Skip to main content

You are here

Advertisement

The Consolidation Curve and How it Affects DC Record Keepers

The recent news of Ameritas buying Guardian’s DC record keeping division is a reminder of the DC RK consolidation trend, and the consolidation cycle generally. It’s one that RKs, DCIOs and advisors ignore at their peril.

The consolidation curve concept was outlined in a seminal 2002 Harvard Business Review article, “The Consolidation Curve.” The article, penned by three AT Kearney consultants who studied 1,345 large mergers by industry, shows a clear consolidation plot that the authors claim can be predicted with some precision over four stages.

Let’s look at each stage through the lens of advisor sold record keepers or the $1-$250 million DC market.

Stage 1: Opening

Arguably, Fidelity started the advisor sold RK DC business with the introduction of retail mutual funds, shifting costs to participants and, ironically, selling direct. That nascent market included Putnam, American Funds and MFS (maybe AIM) as well as the advisor sold division of Fidelity.

This stage starts with one company dominating, which quickly drops off with three (let’s say up to five) having a 10-30% market share. Competitors quickly arise and big players must aggressively defend their first-mover advantage through scale and barriers to entry (technology) focused on revenue over profits while perfecting acquisition skills.

Stage 2: Scale

The top players market share grows to 15%-45% as they buy up competitors while honing acquisition skills, building a scalable platform.

Stage 3: Focus

At this stage, you must outgrow competition, make mega deals, focus on core competencies and profits, shoring up or jettisoning weak business units, while attacking underperformers and crushing, acquiring or emulating start-ups.
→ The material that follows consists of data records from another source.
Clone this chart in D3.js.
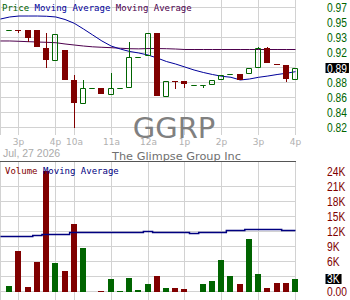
<!DOCTYPE html>
<html>
<head>
<meta charset="utf-8">
<script src="https://cdn.jsdelivr.net/npm/d3@7"></script>
<style>
body { margin: 0; background: #fff; }
svg { display: block; }
</style>
</head>
<body>
<div id="chart-area"></div>
<script>
/*
*    GGRP intraday, 15 min bars (bar index 1..32)
*/
var opens  = [0.9435, 0.9436, 0.9435, 0.9435, 0.9210, 0.9046, 0.9182, 0.8802, 0.8498, 0.8697, 0.8697, 0.8612, 0.8697, 0.8697, 0.9097, 0.9106,
              0.9393, 0.8590, 0.8790, 0.8789, 0.8735, 0.8735, 0.8735, 0.8802, 0.8878, 0.8878, 0.8878, 0.8950, 0.9203, 0.9005, 0.8992, 0.8802];
var highs  = [0.9435, 0.9436, 0.9435, 0.9435, 0.9393, 0.9384, 0.9182, 0.8865, 0.8802, 0.8697, 0.8697, 0.8894, 0.8697, 0.9287, 0.9097, 0.9393,
              0.9393, 0.8789, 0.8790, 0.8789, 0.8735, 0.8735, 0.8802, 0.8869, 0.8878, 0.8878, 0.8950, 0.9224, 0.9224, 0.9005, 0.8992, 0.8950];
var lows   = [0.9435, 0.9397, 0.9287, 0.9216, 0.8950, 0.9046, 0.8802, 0.8194, 0.8498, 0.8697, 0.8620, 0.8612, 0.8697, 0.8697, 0.9097, 0.9106,
              0.8603, 0.8590, 0.8684, 0.8697, 0.8735, 0.8697, 0.8735, 0.8802, 0.8878, 0.8802, 0.8878, 0.8950, 0.9013, 0.9004, 0.8780, 0.8802];
var closes = [0.9435, 0.9435, 0.9330, 0.9216, 0.9055, 0.9384, 0.8802, 0.8507, 0.8697, 0.8697, 0.8620, 0.8697, 0.8697, 0.9097, 0.9097, 0.9393,
              0.8603, 0.8789, 0.8789, 0.8747, 0.8735, 0.8735, 0.8802, 0.8869, 0.8878, 0.8802, 0.8950, 0.9203, 0.9013, 0.9004, 0.8811, 0.8950];
var volumes = [1140, 8140, 940, 5940, 24200, 5740, 4140, 13540, 8740, 0, 150, 2540, 200, 2740, 340, 1540,
               3200, 740, 740, 540, 0, 1540, 2140, 6340, 3140, 1540, 10540, 3540, 740, 1740, 1740, 2540];

// moving averages, bar index 0..32
var maFast = [0.9574, 0.9600, 0.9612, 0.9612, 0.9612, 0.9609, 0.9600, 0.9568, 0.9520, 0.9448, 0.9372, 0.9296, 0.9232, 0.9194, 0.9163, 0.9144, 0.9118,
              0.9080, 0.9036, 0.9004, 0.8966, 0.8928, 0.8897, 0.8871, 0.8849, 0.8836, 0.8802, 0.8814, 0.8836, 0.8852, 0.8871, 0.8887, 0.8907];
var maSlow = [0.9296, 0.9296, 0.9292, 0.9287, 0.9283, 0.9279, 0.9274, 0.9258, 0.9245, 0.9232, 0.9222, 0.9216, 0.9211, 0.9204, 0.9198, 0.9196, 0.9200,
              0.9200, 0.9198, 0.9194, 0.9188, 0.9188, 0.9188, 0.9188, 0.9188, 0.9188, 0.9188, 0.9188, 0.9188, 0.9188, 0.9188, 0.9188, 0.9188];
var volMa  = [11000, 11000, 11000, 11000, 11200, 11480, 11480, 11480, 11800, 11800, 11800, 11800, 11800, 11800, 11800, 11800, 12080,
              11880, 11880, 11880, 11880, 11680, 11880, 11880, 11880, 12140, 12140, 12340, 12340, 12340, 12340, 12140, 12140];

var timeLabels = ["3p", "4p", "10a", "11a", "12a", "1p", "2p", "3p", "4p"];
var timeIdx    = [2, 6, 8, 12, 16, 20, 24, 28, 32];
var priceTicks = [0.972, 0.953, 0.934, 0.915, 0.896, 0.877, 0.858, 0.839, 0.82];
var volTicks   = [24000, 21000, 18000, 15000, 12000, 9000, 6000, 3000, 0];

var RED = "#800000", GREEN = "#006400", GRID = "#d2d2d2";

var svg = d3.select("#chart-area").append("svg")
		.attr("width", 350)
		.attr("height", 300);

var x  = d3.scaleLinear().domain([0, 32]).range([0.5, 295.5]);
var y  = d3.scaleLinear().domain([0.82, 0.972]).range([127.5, 7.5]);
var yv = d3.scaleLinear().domain([0, 24000]).range([291.5, 171.5]);
var col = (i) => Math.floor(x(i)) + 0.5;

// grid
var grid = svg.append("g").attr("stroke", GRID).attr("stroke-width", 1);
grid.selectAll(".vp").data([0].concat(timeIdx)).enter().append("line")
	.attr("x1", col).attr("x2", col).attr("y1", 0).attr("y2", 135);
grid.selectAll(".vv").data([0].concat(timeIdx)).enter().append("line")
	.attr("x1", col).attr("x2", col).attr("y1", 162).attr("y2", 300);
grid.selectAll(".hp").data(priceTicks).enter().append("line")
	.attr("x1", 0).attr("x2", 296)
	.attr("y1", (d) => Math.floor(y(d)) + 0.5).attr("y2", (d) => Math.floor(y(d)) + 0.5);
grid.selectAll(".hv").data(volTicks.filter((d) => d < 24000)).enter().append("line")
	.attr("x1", 0).attr("x2", 296)
	.attr("y1", (d) => Math.floor(yv(d)) + 0.5).attr("y2", (d) => Math.floor(yv(d)) + 0.5);

// watermark texts
svg.append("text")
	.attr("x", 174).attr("y", 138)
	.attr("text-anchor", "middle")
	.attr("font-family", "DejaVu Sans")
	.attr("font-size", 29)
	.attr("fill", "#808080")
	.text("GGRP");

svg.selectAll(".tl").data(timeLabels).enter().append("text")
	.attr("x", (d, i) => col(timeIdx[i]))
	.attr("y", 145)
	.attr("text-anchor", "middle")
	.attr("font-family", "DejaVu Sans")
	.attr("font-size", 9)
	.attr("fill", "#b0b0b0")
	.text((d) => d);

svg.append("text")
	.attr("x", 3).attr("y", 157)
	.attr("font-family", "Liberation Sans")
	.attr("font-size", 10.5)
	.attr("fill", "#aaaaaa")
	.text("Jul, 27 2026");

svg.append("text")
	.attr("x", 176.5).attr("y", 160)
	.attr("text-anchor", "middle")
	.attr("font-family", "DejaVu Sans")
	.attr("font-size", 11.3)
	.attr("fill", "#707070")
	.text("The Glimpse Group Inc");

svg.append("line")
	.attr("x1", 0).attr("x2", 296).attr("y1", 161.5).attr("y2", 161.5)
	.attr("stroke", "#555").attr("stroke-width", 1);

// moving averages
var priceLine = d3.line().x((d, i) => x(i)).y((d) => y(d));
svg.append("path").attr("d", priceLine(maSlow))
	.attr("fill", "none").attr("stroke", "#4d004d").attr("stroke-width", 1);
svg.append("path").attr("d", priceLine(maFast))
	.attr("fill", "none").attr("stroke", "#00009a").attr("stroke-width", 1);

// candles
var candles = svg.append("g");
closes.forEach((c, k) => {
	var i = k + 1, o = opens[k], h = highs[k], l = lows[k];
	var cx = col(i);
	var top = Math.round(y(Math.max(o, c))), bot = Math.round(y(Math.min(o, c)));
	if (c < o) {
		candles.append("line")
			.attr("x1", cx).attr("x2", cx)
			.attr("y1", Math.round(y(h))).attr("y2", Math.round(y(l)))
			.attr("stroke", RED);
		candles.append("rect")
			.attr("x", cx - 3.5).attr("y", top)
			.attr("width", 6).attr("height", Math.max(1, bot - top))
			.attr("fill", RED);
	} else {
		candles.append("line")
			.attr("x1", cx).attr("x2", cx)
			.attr("y1", Math.round(y(h))).attr("y2", top)
			.attr("stroke", GREEN);
		candles.append("line")
			.attr("x1", cx).attr("x2", cx)
			.attr("y1", bot).attr("y2", Math.round(y(l)))
			.attr("stroke", GREEN);
		var t = top + 0.5, b = Math.max(top + 0.5, bot - 0.5);
		candles.append("path")
			.attr("d", "M" + (cx - 3) + "," + t + "H" + (cx + 2) + "V" + b + "H" + (cx - 3) + "Z")
			.attr("fill", "none").attr("stroke", GREEN).attr("stroke-width", 1);
	}
});

// volume bars
svg.selectAll(".vol").data(volumes).enter().append("rect")
	.attr("x", (d, k) => col(k + 1) - 3.5)
	.attr("y", (d) => Math.round(yv(d)))
	.attr("width", 6)
	.attr("height", (d) => Math.round(yv(0)) - Math.round(yv(d)))
	.attr("fill", (d, k) => closes[k] < opens[k] ? RED : GREEN);

var volLine = d3.line().x((d, i) => x(i)).y((d) => Math.floor(yv(d)) + 0.5).curve(d3.curveStep);
svg.append("path").attr("d", volLine(volMa))
	.attr("fill", "none").attr("stroke", "#000080").attr("stroke-width", 1.5);

// legends
var leg = svg.append("text")
	.attr("x", 2).attr("y", 10.5)
	.attr("font-family", "DejaVu Sans Mono")
	.attr("font-size", 9)
	.attr("xml:space", "preserve");
leg.append("tspan").attr("fill", GREEN).text("Price");
leg.append("tspan").attr("fill", "#00009a").text(" Moving Average");
leg.append("tspan").attr("fill", "#4d004d").text(" Moving Average");

var vleg = svg.append("text")
	.attr("x", 5).attr("y", 174)
	.attr("font-family", "DejaVu Sans Mono")
	.attr("font-size", 9)
	.attr("xml:space", "preserve");
vleg.append("tspan").attr("fill", RED).text("Volume");
vleg.append("tspan").attr("fill", "#000080").text(" Moving Average");

// right axes (narrow digits: Liberation Sans squeezed horizontally)
var lastClose = closes[closes.length - 1];
var lastVol = volumes[volumes.length - 1];

function axisLabel(yy, label, color) {
	var g = svg.append("g")
		.attr("transform", "translate(327," + (yy + 4.5) + ") scale(0.82,1)");
	return g.append("text")
		.attr("x", 0).attr("y", 0)
		.attr("font-family", "Liberation Sans")
		.attr("font-size", 12.5)
		.attr("fill", color)
		.text(label);
}

priceTicks.filter((d) => Math.abs(y(d) - y(lastClose)) > 6).forEach((d) => {
	axisLabel(y(d), d3.format(".2f")(d), GREEN);
});
volTicks.filter((d) => Math.abs(yv(d) - yv(lastVol)) > 6).forEach((d) => {
	axisLabel(yv(d), d === 0 ? "0.00" : (d / 1000) + "K", RED);
});

function tag(yy, label) {
	var r = svg.append("rect").attr("fill", "#000");
	var t = axisLabel(yy, label, "#fff");
	var w = t.node().getComputedTextLength() * 0.82;
	r.attr("x", 325.5).attr("y", Math.round(yy) - 5)
		.attr("width", w + 3.5).attr("height", 10);
}
tag(y(lastClose), (Math.floor(lastClose * 100) / 100).toFixed(2));
tag(yv(lastVol), Math.round(lastVol / 1000) + "K");
</script>
</body>
</html>
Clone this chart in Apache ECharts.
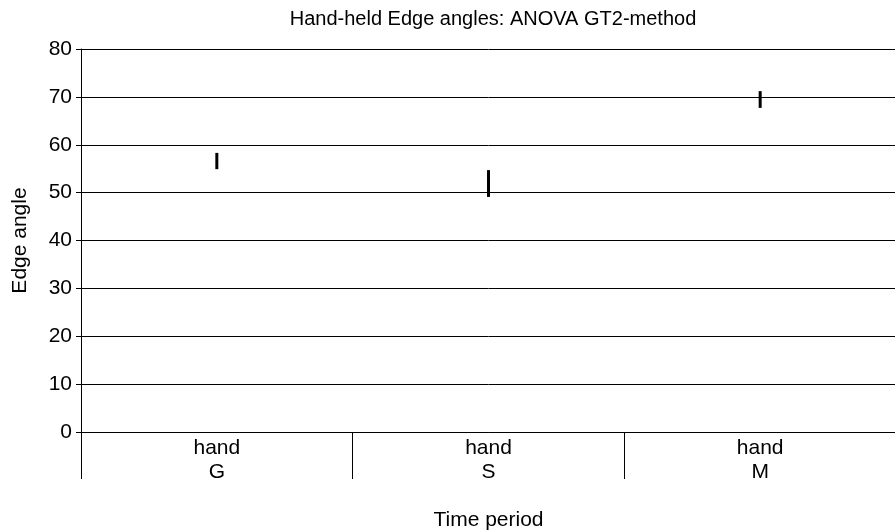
<!DOCTYPE html>
<html>
<head>
<meta charset="utf-8">
<title>Hand-held Edge angles</title>
<script src="https://cdn.jsdelivr.net/npm/echarts@6/dist/echarts.min.js"></script>
<style>
  html, body { margin: 0; padding: 0; background: #fff; }
  #box { width: 895px; height: 531px; }
</style>
</head>
<body>
<div id="box"></div>
<script>
// categories (time period)
var categories = ['hand\nG', 'hand\nS', 'hand\nM'];
// interval low / high for each category
var lowVals = [54.9, 49.1, 67.7];
var highVals = [58.3, 54.7, 71.2];
var yTicks = [0, 10, 20, 30, 40, 50, 60, 70, 80];

var font = 'Liberation Sans, Arial, sans-serif';

var barData = categories.map(function (c, i) {
    return [i, lowVals[i], highVals[i]];
});

var myChart = echarts.init(document.getElementById('box'));
var option = {
    animation: false,
    title: {
        text: 'Hand-held Edge angles: ANOVA GT2-method',
        left: 488,
        textAlign: 'center',
        top: 4,
        textStyle: { fontFamily: font, fontSize: 20, fontWeight: 'normal', color: '#000' }
    },
    grid: { left: 81, right: -1, top: 49, bottom: 99, outerBoundsMode: 'none', containLabel: false },
    xAxis: {
        type: 'category',
        data: categories,
        boundaryGap: true,
        name: 'Time period',
        nameLocation: 'middle',
        nameGap: 78,
        nameTextStyle: { fontFamily: font, fontSize: 21, color: '#000' },
        axisLine: { lineStyle: { color: '#000', width: 1 } },
        axisTick: { show: true, interval: 0, alignWithLabel: false, length: 47, lineStyle: { color: '#000' } },
        axisLabel: { interval: 0, margin: 4, fontFamily: font, fontSize: 21, lineHeight: 24, color: '#000' },
        splitLine: { show: false }
    },
    yAxis: {
        type: 'value',
        min: yTicks[0],
        max: yTicks[yTicks.length - 1],
        interval: 10,
        name: 'Edge angle',
        nameLocation: 'middle',
        nameGap: 50,
        nameTextStyle: { fontFamily: font, fontSize: 21, color: '#000' },
        axisLine: { show: true, lineStyle: { color: '#000' } },
        axisTick: { show: true, length: 5, lineStyle: { color: '#000' } },
        axisLabel: { margin: 9, fontFamily: font, fontSize: 21, color: '#000' },
        splitLine: { show: true, lineStyle: { color: '#000', width: 1 } }
    },
    series: [{
        type: 'custom',
        data: barData,
        renderItem: function (params, api) {
            var lo = api.coord([api.value(0), api.value(1)]);
            var hi = api.coord([api.value(0), api.value(2)]);
            return {
                type: 'line',
                shape: { x1: lo[0], y1: lo[1], x2: hi[0], y2: hi[1] },
                style: { stroke: '#000', lineWidth: 3 }
            };
        },
        z: 5
    }]
};
myChart.setOption(option);
</script>
</body>
</html>
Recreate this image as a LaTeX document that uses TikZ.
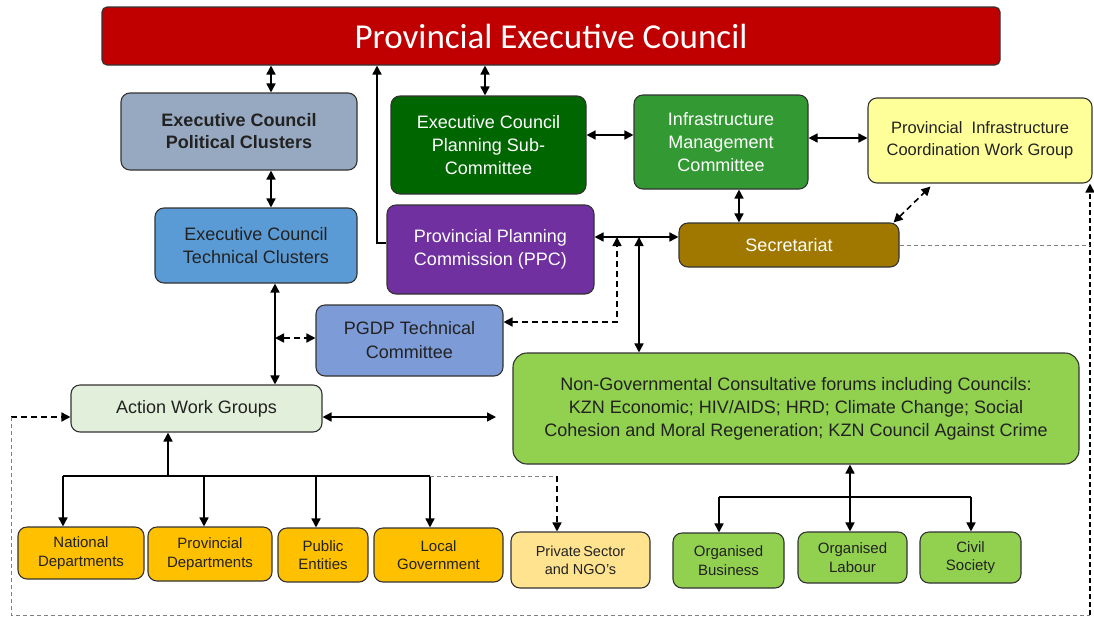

Market share is 35%-70%.

Stage 4: Balance and Alliances

Titans reign and market share jumps to 70%-90%, focusing on alliances with peers while defending the castle.

What Lies Ahead?

There have been six deals this year in the DC industry, including Ameritas/Guardian, three for record keepers (with one rebranding and three BDs), and two at least partially attributable to the impact of the DOL fiduciary regulation. None of the record keeper deals have been game changers. Consider that there were seven deals in 2015, six affecting record keepers and four major ones, including Mercer, NYLife, BMO and Ascensus.

Currently, DC RKs look to be at the end of Stage 3 in the consolidation curve, and will soon enter Stage 4.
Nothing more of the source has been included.